Gerald Luss first studied architecture at Rensselaer Polytechnic Institute after World War II, though he later transferred to and graduated from Pratt, in 1949. In his twenties, he started working for Designs for Business, where his confidence and talent led him to become the Director of Design and Vice President. After 17 years, Luss decided to start his firm, Gerald Luss and Associates. Even in his business, Luss considered the best approach to design; unsatisfied with how a typical practice typically fragments project teams, Luss and Associates employed a model that assigned a single architect to coordinate each project’s entirety.
Luss is best known for his work for the Time-Life building in 1959, a modern building designed by Wallace Harrison in Rockefeller Center. Referred by the staff of Architectural Forum (a Time-Life publication), Luss was asked to work on the 350,000 square-foot office. His design became the central reference for AMC’s Mad Men and incorporated his ‘Plenum system,’ a modular wood and colored panel network comprising the ceiling, lighting, and movable partitions. With this radically modular approach, spaces could be converted based on the needs of the office: “The average lifespan of a partition was about six months—about the time when a group would gather to begin formulating an article that would publish six months later,” Luss explains. “This led me to think about a module developed toward the ceiling as a cube of space, with all the elements the contemporary office needed.”
When he was just 25, Luss acquired the site for his own home in Ossining, NY. Soon after acquiring the land, he built a tree-house he could stay in to complete the designs, which took one year, and from which he could oversee construction. His design for the home incorporated prefabricated industrial elements and exposed wooden planks and panels. The house acted as a preliminary exercise the unique influence he would later bring to the designs for corporate interiors. During the Time-Life project, Luss frequently invited the project executives to his home for meetings. Though the house is drastically different in setting, it is congruent with the famous Manhattan project. Like the house, the Time-Life building is marked by Luss’s unique design ideology; a relationship between indoor and outdoor, truth to material, and modularity.
Luss lived in the home only a few years, though today (aged 94), he is an active member of the exhibition.
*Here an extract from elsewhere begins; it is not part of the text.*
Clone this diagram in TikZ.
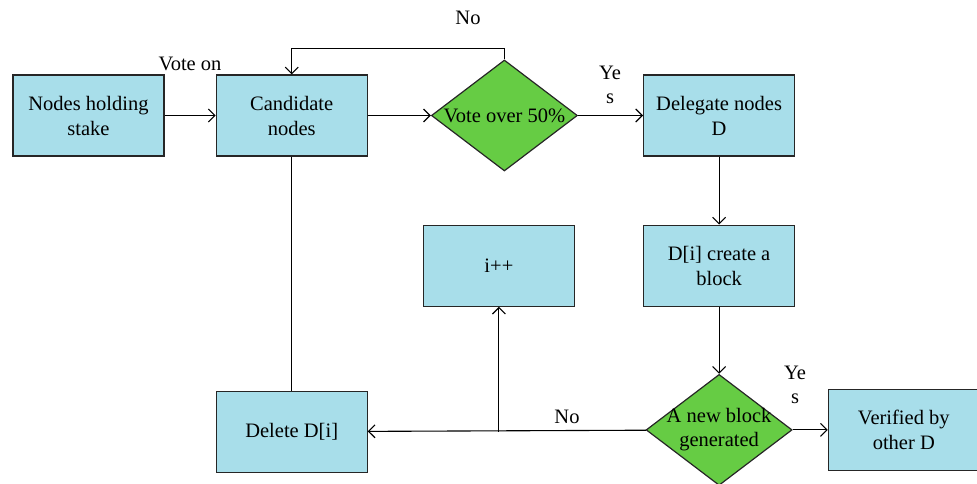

He commented: “It is satisfying to have this exhibition infuse new life in the home I designed and built for my family at the onset of my career and to see new generations of artists and designers bring their contemporary perspective into the space. In my own life, I find it is essential not only to create new work but to also live among the objects and work of other artists, expanding my vision of the world. I look forward to experiencing how this exhibition casts new light on my former home and sharing in the inspirations for us all.”
Alongside the art installation is a select grouping of Luss’ furniture, as well as clocks he has designed, which are inspired by his artistic investigation of time as a universal truth.